Monstruosidad que reina
La barroca ornamentación azul, blanca y roja se desplaza por el traje abrazando al cuerpo de Kiara, cuya espalda balancea tres pares de manos ornamentales de tamaño exorbitante. El primer par de manos sujeta una gran estrella blanca, confirmando el abanderamiento del cuerpo de Kiara. Por los dedos de los otros dos pares de manos se deslizan cintas de telas, cual Poseidón surgiendo de aguas apantanadas. El atuendo azul marino se ajusta hasta las muñecas de Kiara, cuyo propio par de manos sujeta una esfera blanca e iluminada, simulando orbes de videntes. Finalmente, el traje desemboca en una nube de telas azules y blancas que complementadas con luces de tecnología LED se iluminan en un estentóreo baile. No debe sorprendernos la reacción de les puertorriqueñes ante la pieza; el atuendo abigarrado es un tropiezo visual. Ante la espera de un vestido que suele destacarse por su equilibrada elegancia, la mirada se desconcierta.

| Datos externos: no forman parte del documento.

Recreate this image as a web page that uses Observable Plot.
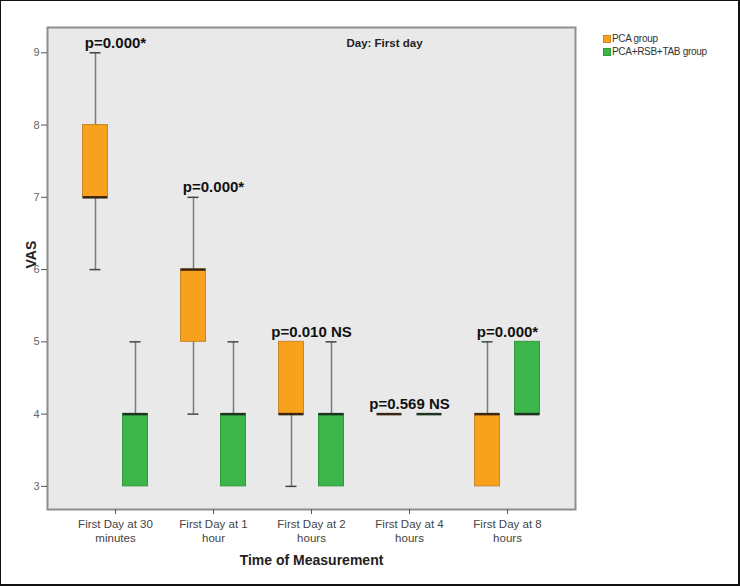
<!DOCTYPE html>
<html>
<head>
<meta charset="utf-8">
<script src="https://cdn.jsdelivr.net/npm/d3@7"></script>
<script src="https://cdn.jsdelivr.net/npm/@observablehq/plot@0.6"></script>
<style>
  html, body { margin: 0; padding: 0; background: #fff; }
  #wrap { position: relative; width: 740px; height: 586px; overflow: hidden; font-family: "Liberation Sans", Arial, sans-serif; }
  #border { position: absolute; left: 0; top: 0; width: 740px; height: 586px; box-sizing: border-box;
            border-left: 1px solid #111; border-top: 1px solid #111; border-right: 2px solid #111; border-bottom: 2px solid #111; pointer-events: none; }
  #legend { position: absolute; left: 603px; top: 32px; font-size: 10px; color: #333; letter-spacing: -0.3px; line-height: 13px; }
  #legend .item { display: flex; align-items: center; height: 13px; }
  #legend .sw { width: 8px; height: 8px; margin-right: 1px; box-sizing: border-box; }
</style>
</head>
<body>
<div id="wrap">
  <div id="chart"></div>
  <div id="legend"></div>
  <div id="border"></div>
</div>
<script>
// ---- data ----
const categories = ["First Day at 30\nminutes", "First Day at 1\nhour", "First Day at 2\nhours", "First Day at 4\nhours", "First Day at 8\nhours"];
const groups = ["PCA group", "PCA+RSB+TAB group"];
const groupColors = ["#f7a11c", "#3cb54a"];
const groupStrokes = ["#c7862a", "#2d9a3c"];
const medianColors = ["#3a2610", "#1c3320"];

const pcaMin = [6, 4, 3, 4, 3];
const pcaQ1  = [7, 5, 4, 4, 3];
const pcaMed = [7, 6, 4, 4, 4];
const pcaQ3  = [8, 6, 5, 4, 4];
const pcaMax = [9, 7, 5, 4, 5];

const comboMin = [3, 3, 3, 4, 4];
const comboQ1  = [3, 3, 3, 4, 4];
const comboMed = [4, 4, 4, 4, 4];
const comboQ3  = [4, 4, 4, 4, 5];
const comboMax = [5, 5, 5, 4, 5];

const pLabels = ["p=0.000*", "p=0.000*", "p=0.010 NS", "p=0.569 NS", "p=0.000*"];
const yTicks = [3, 4, 5, 6, 7, 8, 9];
const dayTitle = "Day: First day";
const xTitle = "Time of Measurement";
const yTitle = "VAS";

// ---- build tables ----
const stats = [
  {min: pcaMin, q1: pcaQ1, med: pcaMed, q3: pcaQ3, max: pcaMax},
  {min: comboMin, q1: comboQ1, med: comboMed, q3: comboQ3, max: comboMax}
];
const tables = stats.map((s, g) => categories.map((c, i) => ({
  cat: c, group: groups[g], min: s.min[i], q1: s.q1[i], med: s.med[i], q3: s.q3[i], max: s.max[i]
})));
const annot = categories.map((c, i) => ({cat: c, label: pLabels[i], y: Math.max(pcaMax[i], comboMax[i])}));

const offsets = [-20, 20];
const boxInset = 36.5;
const capInset = 43.5;

const marks = [
  Plot.frame({fill: "#e9e9e9", stroke: "#8e8e8e", strokeWidth: 2})
];
tables.forEach((rows, g) => {
  const dx = offsets[g];
  marks.push(
    Plot.ruleX(rows.filter(d => d.max > d.min), {x: "cat", y1: "min", y2: "max", dx, stroke: "#7b7b7b", strokeWidth: 1.5}),
    Plot.tickY(rows.filter(d => d.min < d.q1), {x: "cat", y: "min", dx, insetLeft: capInset, insetRight: capInset, stroke: "#444", strokeWidth: 1.5}),
    Plot.tickY(rows.filter(d => d.max > d.q3), {x: "cat", y: "max", dx, insetLeft: capInset, insetRight: capInset, stroke: "#444", strokeWidth: 1.5}),
    Plot.barY(rows.filter(d => d.q3 > d.q1), {x: "cat", y1: "q1", y2: "q3", dx, insetLeft: boxInset, insetRight: boxInset, fill: groupColors[g], stroke: groupStrokes[g], strokeWidth: 1}),
    Plot.tickY(rows, {x: "cat", y: "med", dx, insetLeft: boxInset, insetRight: boxInset, stroke: medianColors[g], strokeWidth: 2.5})
  );
});
marks.push(
  Plot.text(annot, {x: "cat", y: "y", text: "label", dy: -10, fontSize: 15, fontWeight: "bold", fill: "#111", style: "letter-spacing:-0.4px"}),
  Plot.text([dayTitle], {frameAnchor: "top", dx: 73, dy: 16, text: d => d, fontSize: 11.5, fontWeight: "bold", fill: "#222", lineAnchor: "middle"}),
  Plot.text([yTitle], {frameAnchor: "left", dx: -16, rotate: -90, text: d => d, fontSize: 14, fontWeight: "bold", fill: "#222"}),
  Plot.text([xTitle], {frameAnchor: "bottom", dy: 51, text: d => d, fontSize: 14, fontWeight: "bold", fill: "#222", lineAnchor: "middle"}),
  Plot.axisY({ticks: yTicks, tickFormat: d3.format("d"), tickSize: 6, tickPadding: 2, fontSize: 11, color: "#666", stroke: "#555", label: null}),
  Plot.axisX({tickSize: 5, tickPadding: 3, fontSize: 11.5, lineHeight: 1.25, color: "#444", stroke: "#555", label: null})
);

const chart = Plot.plot({
  width: 740,
  height: 586,
  marginLeft: 47,
  marginRight: 165,
  marginTop: 27,
  marginBottom: 77,
  style: {fontFamily: "'Liberation Sans', Arial, sans-serif", background: "transparent"},
  x: {domain: categories, type: "band", paddingInner: 0, paddingOuter: 0.167},
  y: {domain: [2.68, 9.35]},
  marks
});
document.getElementById("chart").appendChild(chart);

// legend
const legend = document.getElementById("legend");
groups.forEach((g, i) => {
  const item = document.createElement("div");
  item.className = "item";
  const sw = document.createElement("span");
  sw.className = "sw";
  sw.style.background = groupColors[i];
  sw.style.border = "1px solid " + groupStrokes[i];
  const t = document.createElement("span");
  t.textContent = g;
  item.appendChild(sw);
  item.appendChild(t);
  legend.appendChild(item);
});
</script>
</body>
</html>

El pueblo apalabró su impresión.
Si bien la historia de los vestidos típicos en el concurso de Miss Universe ha demostrado que el mismo no solo debe complementar la figura de la modelo, evidenciar las destrezas de nuestros diseñadores, y —hasta cierto punto— educar sobre algún aspecto propio del país, rara vez estos llevan una clara postura política. A pesar de la descripción del diseñador Aponte respecto a cada exhaustivo detalle (las manos aluden a los países que ayudaron a la isla, el orbe representa nuestro mote “La perla del caribe”, la falda es esperpento visual de la tormenta), me parece que el vestido encarna otro simbolismo tan apremiante como el propio trauma del desastre. Ante tanto discurso de resiliencia y “echarpalantismo” con el que se nos bombardea desde la adjudicación de la Junta de Control Fiscal, y ya se nos atosiga incansablemente luego del desastre post-María, el vestido de Aponte es una puesta en escena de la monstruosidad de una rabia puertorriqueña sin apalabrar.
Las semejanzas entre el vestido y los atuendos del carnaval ponceño y loiceño, en específico los vejigantes, no me parece fortuito. Podemos entender a la figura del vejigante, como producto cultural cultivado y desarrollado por nuestros pueblos afro-boricuas, como resistencia carnavalesca ante el imperialismo, el colonialismo y los sistemas de opresión de los que estos se valen (racismo, clasismo, machismo, entre otros). La encarnación demoníaca del vejigante puede que funja como medio catártico. El registro visual del carnaval se contrapone ante el sonoro; la celebración festiva encuentra balance en las caras cornígeras que bailan por las calles. De la misma forma el traje típico encarna horror y hace visible una rabia contenida. El choque visual y el aturdimiento que sienten los espectadores ante la pieza, son en sí una puesta en escena del malestar no apalabrado por la explotación, opresión y continua desvalorización de les nuestres.
La falta de armonía, las prótesis grotescas que se desprenden y el kitsch con el que los rayos de luz adornan la falda irrumpen nuestras narrativas visuales de prosperidad y resiliencia. Esas con las que el discurso mediático hegemónico ha pretendido mermar nuestra angustia, esas narrativas visuales que se nos lleva imponiendo como sanación ante la crisis económica posadjudicación de la Junta y la humanitaria post-María. El espectáculo del traje subvierte las imágenes del jolgorio juvenil en “Estamos bien”, la prosperidad cultural sugerida por el recién estrenado especial del Banco Popular, la celebración de una puertorriqueñidad latinx que subyace a “Hamilton” y a Lin Manuel Miranda, entre muchas otras. Quien mira el traje, también rehúye. Les espectadores boricuas se avergüenzan y se indignan, y ahí es que está la potencia política del traje; entre la renuencia óptica y el bochorno se encuentra la denuncia. Nos enfrentamos ante nuestro propio monstruo isleño. Malestar y angustia.
En el desfile de trajes típicos, durante la pasarela, nuestra reina tropezó. Con una gracia impecable, Kiara permaneció sonriente, lució el vestido agachada, aguardó ayuda para levantarse. El tropezón, que es desafortunado, acentúa mi lectura. El traje no simboliza el evento del desastre. Este, junto a su pasarela fallida, “performan” la realidad grotesca en la que vivimos y pone en el escenario internacional el dolor aún contenido y el peso de cargar con un luto aún no apalabrado.